* **THE TASK**: Open with the line that has "Clone this chart"; close with the line that has "const starPoints = [[1, 6.404], [2, 6.56]];". Retype those lines exactly, images excluded.

+---+

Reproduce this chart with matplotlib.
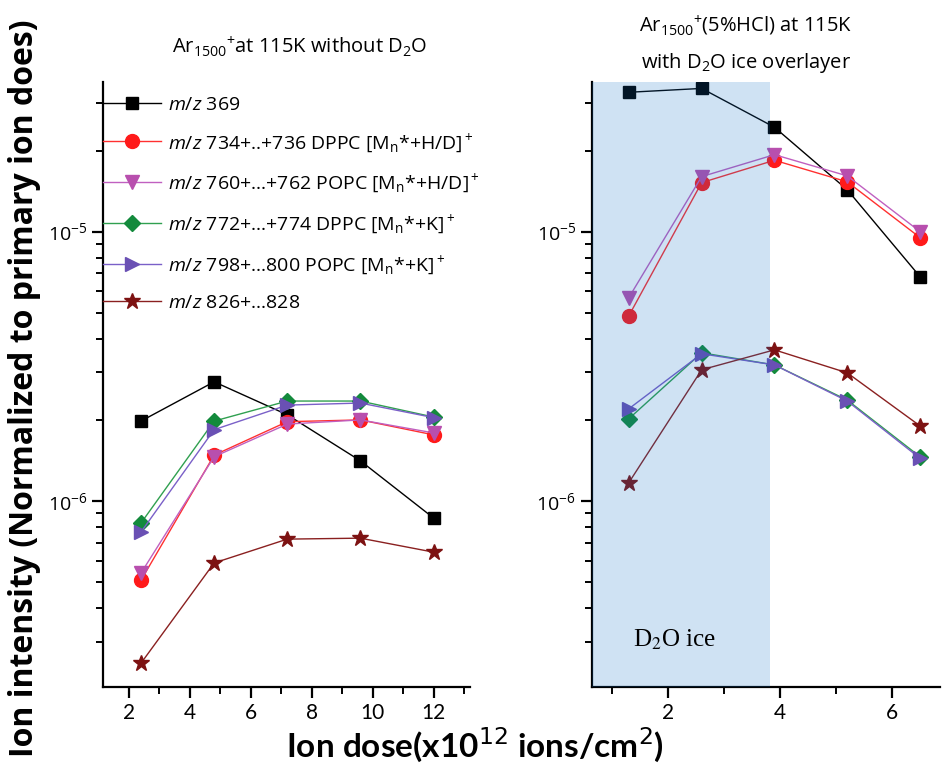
import matplotlib
matplotlib.use("Agg")
import matplotlib.pyplot as plt
from matplotlib.ticker import LogLocator, NullFormatter, MultipleLocator
import numpy as np

plt.rcParams['font.family'] = ['Open Sans', 'DejaVu Sans']
plt.rcParams['mathtext.fontset'] = 'custom'
plt.rcParams['mathtext.rm'] = 'Open Sans'
plt.rcParams['mathtext.it'] = 'Open Sans:italic'
plt.rcParams['mathtext.bf'] = 'Open Sans:bold'

# left panel: Ar1500+ at 115K without D2O
dose_a = [2.4, 4.8, 7.2, 9.6, 12.0]
a_369 = [1.98e-6, 2.77e-6, 2.09e-6, 1.41e-6, 8.65e-7]
a_734 = [5.08e-7, 1.48e-6, 1.97e-6, 2.00e-6, 1.76e-6]
a_760 = [5.40e-7, 1.46e-6, 1.93e-6, 2.00e-6, 1.79e-6]
a_772 = [8.28e-7, 1.98e-6, 2.35e-6, 2.35e-6, 2.05e-6]
a_798 = [7.67e-7, 1.84e-6, 2.27e-6, 2.31e-6, 2.04e-6]
a_826 = [2.50e-7, 5.89e-7, 7.22e-7, 7.28e-7, 6.46e-7]

# right panel: Ar1500+(5%HCl) at 115K with D2O ice overlayer
dose_b = [1.3, 2.6, 3.9, 5.2, 6.5]
b_369 = [3.29e-5, 3.40e-5, 2.44e-5, 1.43e-5, 6.80e-6]
b_734 = [4.87e-6, 1.52e-5, 1.84e-5, 1.53e-5, 9.50e-6]
b_760 = [5.69e-6, 1.60e-5, 1.93e-5, 1.61e-5, 1.00e-5]
b_772 = [2.02e-6, 3.55e-6, 3.20e-6, 2.37e-6, 1.46e-6]
b_798 = [2.20e-6, 3.52e-6, 3.20e-6, 2.35e-6, 1.44e-6]
b_826 = [1.17e-6, 3.07e-6, 3.64e-6, 2.99e-6, 1.90e-6]
ice_end = 3.82

labels = [r'$\it{m/z}$ 369',
          r'$\it{m/z}$ 734+..+736 DPPC [M$_\mathrm{n}$*+H/D]$^+$',
          r'$\it{m/z}$ 760+...+762 POPC [M$_\mathrm{n}$*+H/D]$^+$',
          r'$\it{m/z}$ 772+...+774 DPPC [M$_\mathrm{n}$*+K]$^+$',
          r'$\it{m/z}$ 798+...800 POPC [M$_\mathrm{n}$*+K]$^+$',
          r'$\it{m/z}$ 826+...828']
colors = ['black', '#ff1a1a', '#b84fae', '#138a3c', '#6a50b4', '#7d1212']
lcolors = ['black', '#ff3030', '#c060c0', '#30a050', '#7a60c8', '#8a2020']
markers = ['s', 'o', 'v', 'D', '>', '*']
msizes = [9, 10, 10, 8, 10, 12]

fig = plt.figure(figsize=(9.44, 7.74), dpi=100)
ax1 = fig.add_axes([0.109, 0.1124, 0.389, 0.782])
ax2 = fig.add_axes([0.627, 0.1124, 0.369, 0.782])

series_a = [a_369, a_734, a_760, a_772, a_798, a_826]
series_b = [b_369, b_734, b_760, b_772, b_798, b_826]

for i in range(6):
    ax1.plot(dose_a, series_a[i], color=lcolors[i], lw=1.0, marker=markers[i],
             ms=msizes[i], mfc=colors[i], mec=colors[i], label=labels[i])
    ax2.plot(dose_b, series_b[i], color=lcolors[i], lw=1.0, marker=markers[i],
             ms=msizes[i], mfc=colors[i], mec=colors[i])

ax2.axvspan(0.0, ice_end, color=(15/255, 110/255, 195/255), alpha=0.2, lw=0, zorder=5)
ax2.text(1.37, 3.04e-7, r'D$_2$O ice', family='Liberation Serif', fontsize=18,
         va='center', math_fontfamily='stix', zorder=6)

tick_font = ['Lato', 'DejaVu Sans']
for ax in (ax1, ax2):
    ax.set_yscale('log')
    ax.set_ylim(2.04e-7, 3.6e-5)
    ax.spines['top'].set_visible(False)
    ax.spines['right'].set_visible(False)
    ax.spines['left'].set_linewidth(1.6)
    ax.spines['bottom'].set_linewidth(1.6)
    ax.yaxis.set_major_locator(LogLocator(base=10))
    ax.yaxis.set_minor_locator(LogLocator(base=10, subs=np.arange(2, 10)))
    ax.yaxis.set_minor_formatter(NullFormatter())
    ax.tick_params(which='major', direction='out', length=8, width=1.6, labelsize=14)
    ax.tick_params(which='minor', direction='out', length=5, width=1.4)

ax1.set_xlim(1.15, 13.2)
ax1.xaxis.set_major_locator(MultipleLocator(2))
ax1.xaxis.set_minor_locator(MultipleLocator(1))
ax2.set_xlim(0.64, 6.86)
ax2.xaxis.set_major_locator(MultipleLocator(2))
ax2.xaxis.set_minor_locator(MultipleLocator(1))
for ax in (ax1, ax2):
    for t in ax.get_xticklabels():
        t.set_family(tick_font)
        t.set_fontsize(15)

ax1.legend(loc='upper left', bbox_to_anchor=(0.0, 0.977), frameon=False,
           fontsize=14, handlelength=3.0, handletextpad=0.35, labelspacing=0.88,
           borderaxespad=0, borderpad=0)

fig.text(0.317, 0.94, r'Ar$_{1500}$$^{+}$at 115K without D$_2$O', ha='center',
         va='center', fontsize=14.5)
fig.text(0.79, 0.967, r'Ar$_{1500}$$^{+}$(5%HCl) at 115K', ha='center',
         va='center', fontsize=14.5)
fig.text(0.79, 0.919, r'with D$_2$O ice overlayer', ha='center',
         va='center', fontsize=14.5)

fig.text(0.026, 0.499, 'Ion intensity (Normalized to primary ion does)',
         rotation=90, ha='center', va='center', fontsize=23, fontweight='bold')
fig.text(0.503, 0.037, r'Ion dose(x10$^{12}$ ions/cm$^2$)', ha='center',
         va='center', fontsize=24, fontweight='bold', family=tick_font,
         math_fontfamily='dejavusans')

fig.savefig('out.png', dpi=100)
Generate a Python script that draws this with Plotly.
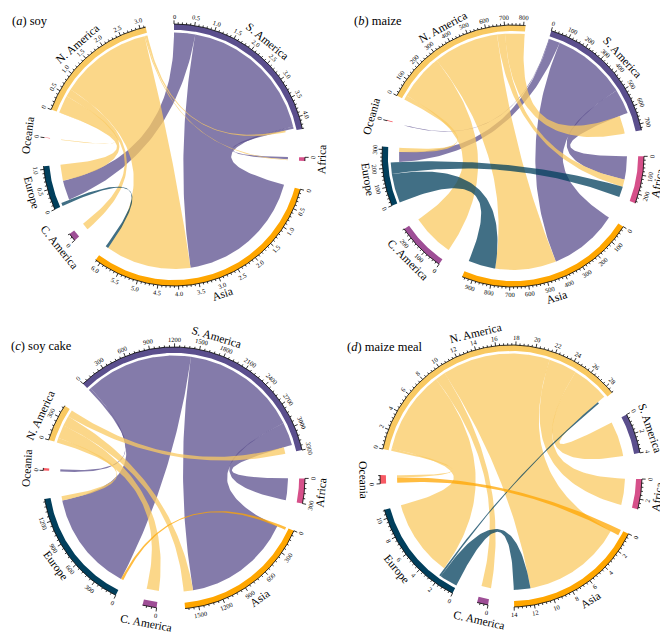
import numpy as np
import plotly.graph_objects as go

W, H = 668, 634
R_PX = 131.0

# ---------------- data ----------------
SECTORS = ["S. America", "Africa", "Asia", "C. America", "Europe", "Oceania", "N. America"]
SECTOR_COLORS = ["#5b4f8d", "#d6508a", "#ffa600", "#9e4e96", "#013f5c", "#f85a64", "#f9c961"]

# (a) soy
soy_src = ["S. America", "S. America", "S. America", "N. America", "N. America", "N. America",
           "N. America", "N. America", "N. America", "Europe"]
soy_dst = ["Europe", "Asia", "Africa", "Oceania", "Europe", "C. America",
           "Asia", "Africa", "S. America", "Asia"]
soy_val = [0.55, 3.65, 0.06, 0.01, 0.45, 0.2, 2.4, 0.03, 0.05, 0.08]

# (b) maize
maize_src = ["S. America", "S. America", "S. America", "S. America",
             "N. America", "N. America", "N. America", "N. America", "N. America",
             "Europe", "Europe"]
maize_dst = ["Oceania", "Europe", "Asia", "Africa",
             "Europe", "C. America", "Asia", "Africa", "S. America",
             "Asia", "Africa"]
maize_val = [4, 60, 420, 140, 25, 260, 370, 45, 110, 165, 65]

# (c) soy cake
soycake_src = ["S. America", "S. America", "S. America", "S. America",
               "N. America", "N. America", "N. America", "N. America", "Asia"]
soycake_dst = ["Oceania", "Europe", "Asia", "Africa",
               "Europe", "C. America", "Asia", "S. America", "Europe"]
soycake_val = [30, 1380, 1500, 300, 60, 170, 130, 90, 35]

# (d) maize meal
maizemeal_src = ["N. America", "N. America", "N. America", "N. America", "N. America", "N. America",
                 "Europe", "Europe", "Asia"]
maizemeal_dst = ["Oceania", "Europe", "C. America", "Asia", "Africa", "S. America",
                 "Asia", "N. America", "Oceania"]
maizemeal_val = [0.25, 8.8, 1.1, 11.5, 3.0, 4.0, 1.9, 0.2, 0.6]

panel_letters = ["a", "b", "c", "d"]
panel_names = ["soy", "maize", "soy cake", "maize meal"]
tick_steps = [0.5, 100, 300, 2]
tick_decimals = [1, 0, 0, 0]

FLOWS = [(soy_src, soy_dst, soy_val), (maize_src, maize_dst, maize_val),
         (soycake_src, soycake_dst, soycake_val), (maizemeal_src, maizemeal_dst, maizemeal_val)]

# ---------------- layout / style ----------------
PANEL_BOX = [(0, 0, 334, 317), (334, 0, 668, 317), (0, 317, 334, 634), (334, 317, 668, 634)]
PANEL_CENTER = [(166, 147), (505, 148), (166, 470), (503, 468)]
START_DEG = [90, 73, 134, 28]
GAP_DEG = [12.5, 11.5, 12.5, 11.5]
TITLE_POS = [(2, 13), (344, 13), (1, 338), (337, 339)]

R_BAR_IN, R_BAR_OUT = 0.955, 1.0
R_SRC, R_DST = 0.935, 0.87
TICK_MAJ, TICK_MIN = 0.028, 0.014
R_TICKLAB, R_NAME = 1.06, 1.125
FONT = "Liberation Serif, Times New Roman, Times, serif"
LINK_ALPHA = 0.75


def hex_rgba(h, a):
    h = h.lstrip("#")
    return f"rgba({int(h[0:2],16)},{int(h[2:4],16)},{int(h[4:6],16)},{a})"


def pol(r, th):
    t = np.radians(th)
    return r * np.cos(t), r * np.sin(t)


def text_angle(th):
    t = th % 360
    ang = 90 - t if t <= 180 else -(t + 90)
    return (ang + 180) % 360 - 180


fig = go.Figure()
annotations = []
layout_axes = {}
n = len(SECTORS)
idx = {s: i for i, s in enumerate(SECTORS)}

for p in range(4):
    X0, Y0, X1, Y1 = PANEL_BOX[p]
    cx, cy = PANEL_CENTER[p]
    k = "" if p == 0 else str(p + 1)
    xr, yr = "x" + k, "y" + k
    layout_axes["xaxis" + k] = dict(domain=[X0 / W, X1 / W], range=[(X0 - cx) / R_PX, (X1 - cx) / R_PX],
                                    visible=False, fixedrange=True)
    layout_axes["yaxis" + k] = dict(domain=[1 - Y1 / H, 1 - Y0 / H], range=[(cy - Y1) / R_PX, (cy - Y0) / R_PX],
                                    visible=False, fixedrange=True)

    src, dst, val = FLOWS[p]
    M = np.zeros((n, n))
    for s, d, v in zip(src, dst, val):
        M[idx[s], idx[d]] += v
    tot = M.sum(1) + M.sum(0)
    gap = GAP_DEG[p]
    scale = (360 - n * gap) / tot.sum()
    th0 = np.zeros(n)
    cur = START_DEG[p]
    for i in range(n):
        th0[i] = cur
        cur -= tot[i] * scale + gap

    # positions within sectors: outgoing first, then incoming
    out_pos, in_pos = {}, {}
    for i in range(n):
        c = 0.0
        order = [(i - kk) % n for kk in range(1, n)]
        for q in order:
            if M[i, q] > 0:
                out_pos[(i, q)] = (c, c + M[i, q]); c += M[i, q]
        for q in order:
            if M[q, i] > 0:
                in_pos[(q, i)] = (c, c + M[q, i]); c += M[q, i]

    def ang(i, u):
        return th0[i] - u * scale

    # links
    tb = np.linspace(0, 1, 60)
    for s, d, v in zip(src, dst, val):
        i, j = idx[s], idx[d]
        a1, a2 = ang(i, out_pos[(i, j)][0]), ang(i, out_pos[(i, j)][1])
        b1, b2 = ang(j, in_pos[(i, j)][0]), ang(j, in_pos[(i, j)][1])
        na = max(3, int(abs(a1 - a2) * 2))
        nb = max(3, int(abs(b1 - b2) * 2))
        xs, ys = [], []
        ta = np.linspace(a1, a2, na)
        x, y = pol(R_SRC, ta); xs += list(x); ys += list(y)
        P0 = np.array(pol(R_SRC, a2)); P2 = np.array(pol(R_DST, b1))
        xs += list((1 - tb) ** 2 * P0[0] + tb ** 2 * P2[0]); ys += list((1 - tb) ** 2 * P0[1] + tb ** 2 * P2[1])
        tt = np.linspace(b1, b2, nb)
        x, y = pol(R_DST, tt); xs += list(x); ys += list(y)
        P0 = np.array(pol(R_DST, b2)); P2 = np.array(pol(R_SRC, a1))
        xs += list((1 - tb) ** 2 * P0[0] + tb ** 2 * P2[0]); ys += list((1 - tb) ** 2 * P0[1] + tb ** 2 * P2[1])
        fig.add_trace(go.Scatter(x=xs, y=ys, mode="lines", fill="toself", line=dict(width=0),
                                 fillcolor=hex_rgba(SECTOR_COLORS[i], LINK_ALPHA), hoverinfo="skip",
                                 xaxis=xr, yaxis=yr, showlegend=False))

    # sector bars, axes, ticks, labels
    axx, axy = [], []
    step = tick_steps[p]
    for i in range(n):
        t_start, t_end = th0[i], th0[i] - tot[i] * scale
        tt = np.linspace(t_start, t_end, max(3, int(abs(t_end - t_start) * 2)))
        xo, yo = pol(R_BAR_OUT, tt)
        xi, yi = pol(R_BAR_IN, tt[::-1])
        fig.add_trace(go.Scatter(x=list(xo) + list(xi), y=list(yo) + list(yi), mode="lines", fill="toself",
                                 line=dict(width=0), fillcolor=SECTOR_COLORS[i], hoverinfo="skip",
                                 xaxis=xr, yaxis=yr, showlegend=False))
        axx += list(xo) + [None]; axy += list(yo) + [None]
        nmin = int(tot[i] / (step / 5) + 1e-9)
        for m in range(nmin + 1):
            u = m * step / 5
            th = ang(i, u)
            major = (m % 5 == 0)
            L = TICK_MAJ if major else TICK_MIN
            xa, ya = pol(R_BAR_OUT, th); xb, yb = pol(R_BAR_OUT + L, th)
            axx += [xa, xb, None]; axy += [ya, yb, None]
            if major:
                val_lab = m // 5 * step
                if tick_decimals[p] == 0 or val_lab == 0:
                    txt = f"{val_lab:.0f}"
                else:
                    txt = f"{val_lab:.{tick_decimals[p]}f}"
                lx, ly = pol(R_TICKLAB, th)
                annotations.append(dict(x=lx, y=ly, xref=xr, yref=yr, text=txt, showarrow=False,
                                        textangle=text_angle(th), xanchor="center", yanchor="middle",
                                        borderpad=0,
                                        font=dict(family=FONT, size=6.5, color="black")))
        mid = (t_start + t_end) / 2
        lx, ly = pol(R_NAME, mid)
        annotations.append(dict(x=lx, y=ly, xref=xr, yref=yr, text=SECTORS[i], showarrow=False,
                                textangle=text_angle(mid), xanchor="center", yanchor="middle",
                                borderpad=0,
                                font=dict(family=FONT, size=11.5, color="black")))
    fig.add_trace(go.Scatter(x=axx, y=axy, mode="lines", line=dict(color="black", width=0.8),
                             hoverinfo="skip", xaxis=xr, yaxis=yr, showlegend=False))

    tx, ty = TITLE_POS[p]
    annotations.append(dict(x=tx / W, y=1 - ty / H, xref="paper", yref="paper",
                            text=f"(<i>{panel_letters[p]}</i>) {panel_names[p]}", showarrow=False,
                            xanchor="left", yanchor="middle", font=dict(family=FONT, size=12.5, color="black")))

fig.update_layout(width=W, height=H, margin=dict(l=0, r=0, t=0, b=0), paper_bgcolor="white",
                  plot_bgcolor="white", showlegend=False, hovermode=False, annotations=annotations,
                  **layout_axes)
fig.write_html("out.html")
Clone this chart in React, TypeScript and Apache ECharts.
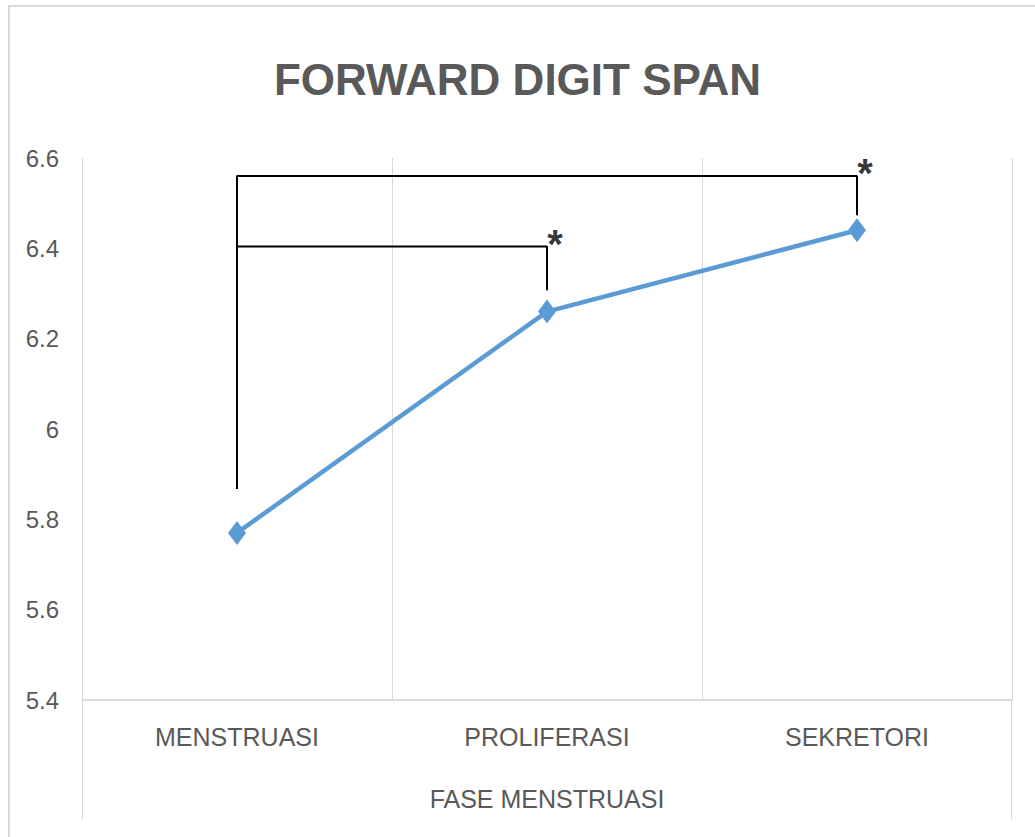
import React, { useEffect, useRef } from 'react';
import * as echarts from 'echarts';

const title = 'FORWARD DIGIT SPAN';
const xAxisTitle = 'FASE MENSTRUASI';
const categories = ['MENSTRUASI', 'PROLIFERASI', 'SEKRETORI'];
const values = [5.77, 6.26, 6.44];
const yMin = 5.4;
const yMax = 6.6;
const yInterval = 0.2;
// significance brackets (category index, value)
const bracketOuter = [[0, 5.867], [0, 6.56], [2, 6.56], [2, 6.473]];
const bracketInner = [[0, 6.404], [1, 6.404], [1, 6.307]];
const starPoints = [[1, 6.404], [2, 6.56]];

const TEXT = '#595959';
const GRID = '#d9d9d9';
const FONT = "'Liberation Sans', Arial, sans-serif";

export default function App() {
  const ref = useRef<HTMLDivElement>(null);
  useEffect(() => {
    const chart = echarts.init(ref.current!, null, { renderer: 'svg' });
    const gLeft = 82;
    const gRight = 23;
    const gTop = 158;
    const gBottom = 137;
    const W = 1035;
    const H = 837;
    chart.setOption({
      animation: false,
      backgroundColor: '#ffffff',
      textStyle: { fontFamily: FONT },
      title: {
        text: title,
        left: 'center',
        top: 52,
        textStyle: { fontFamily: FONT, fontSize: 44, fontWeight: 'bold', color: TEXT },
      },
      grid: { left: gLeft, right: gRight, top: gTop, bottom: gBottom },
      xAxis: {
        type: 'category',
        data: categories,
        boundaryGap: true,
        name: xAxisTitle,
        nameLocation: 'middle',
        nameGap: 86,
        nameTextStyle: { fontFamily: FONT, fontSize: 25, color: TEXT },
        axisLine: { show: true, lineStyle: { color: GRID, width: 2 } },
        axisTick: { show: false },
        axisLabel: { margin: 24, fontFamily: FONT, fontSize: 25, color: TEXT },
        splitLine: { show: true, lineStyle: { color: GRID, width: 1 } },
      },
      yAxis: {
        type: 'value',
        min: yMin,
        max: yMax,
        interval: yInterval,
        axisLine: { show: false },
        axisTick: { show: false },
        splitLine: { show: false },
        axisLabel: {
          margin: 23,
          fontFamily: FONT,
          fontSize: 24,
          color: TEXT,
          formatter: (v: number) => String(Math.round(v * 10) / 10),
        },
      },
      graphic: [
        {
          type: 'rect',
          shape: { x: 9, y: 6, width: 1100, height: 900 },
          style: { fill: 'none', stroke: GRID, lineWidth: 2 },
          silent: true,
          z: -10,
        },
        {
          type: 'line',
          shape: { x1: gLeft + 0.5, y1: H - gBottom, x2: gLeft + 0.5, y2: 820 },
          style: { stroke: GRID, lineWidth: 1 },
          silent: true,
        },
        {
          type: 'line',
          shape: { x1: W - gRight - 0.5, y1: H - gBottom, x2: W - gRight - 0.5, y2: 820 },
          style: { stroke: GRID, lineWidth: 1 },
          silent: true,
        },
      ],
      series: [
        {
          type: 'line',
          data: values,
          symbol: 'diamond',
          symbolSize: [18, 24],
          lineStyle: { color: '#5b9bd5', width: 4.5 },
          itemStyle: { color: '#5b9bd5' },
          z: 3,
        },
        {
          type: 'line',
          data: bracketOuter,
          symbol: 'none',
          lineStyle: { color: '#000', width: 2 },
          z: 2,
        },
        {
          type: 'line',
          data: bracketInner,
          symbol: 'none',
          lineStyle: { color: '#000', width: 2 },
          z: 2,
        },
        {
          type: 'scatter',
          data: starPoints,
          symbolSize: 0,
          label: {
            show: true,
            formatter: '*',
            position: 'inside',
            offset: [8, -3],
            align: 'center',
            verticalAlign: 'middle',
            fontFamily: FONT,
            fontSize: 40,
            fontWeight: 'bold',
            color: '#000',
          },
          z: 4,
        },
      ],
    });
    return () => chart.dispose();
  }, []);
  return (
    <div
      ref={ref}
      style={{ position: 'fixed', left: 0, top: 0, width: 1035, height: 837, background: '#fff' }}
    />
  );
}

+---+

* **WRITTEN RESPONSE**:
Clone this chart in React, TypeScript and Apache ECharts.
import React, { useEffect, useRef } from 'react';
import * as echarts from 'echarts';

const title = 'FORWARD DIGIT SPAN';
const xAxisTitle = 'FASE MENSTRUASI';
const categories = ['MENSTRUASI', 'PROLIFERASI', 'SEKRETORI'];
const values = [5.77, 6.26, 6.44];
const yMin = 5.4;
const yMax = 6.6;
const yInterval = 0.2;
// significance brackets (category index, value)
const bracketOuter = [[0, 5.867], [0, 6.56], [2, 6.56], [2, 6.473]];
const bracketInner = [[0, 6.404], [1, 6.404], [1, 6.307]];
const starPoints = [[1, 6.404], [2, 6.56]];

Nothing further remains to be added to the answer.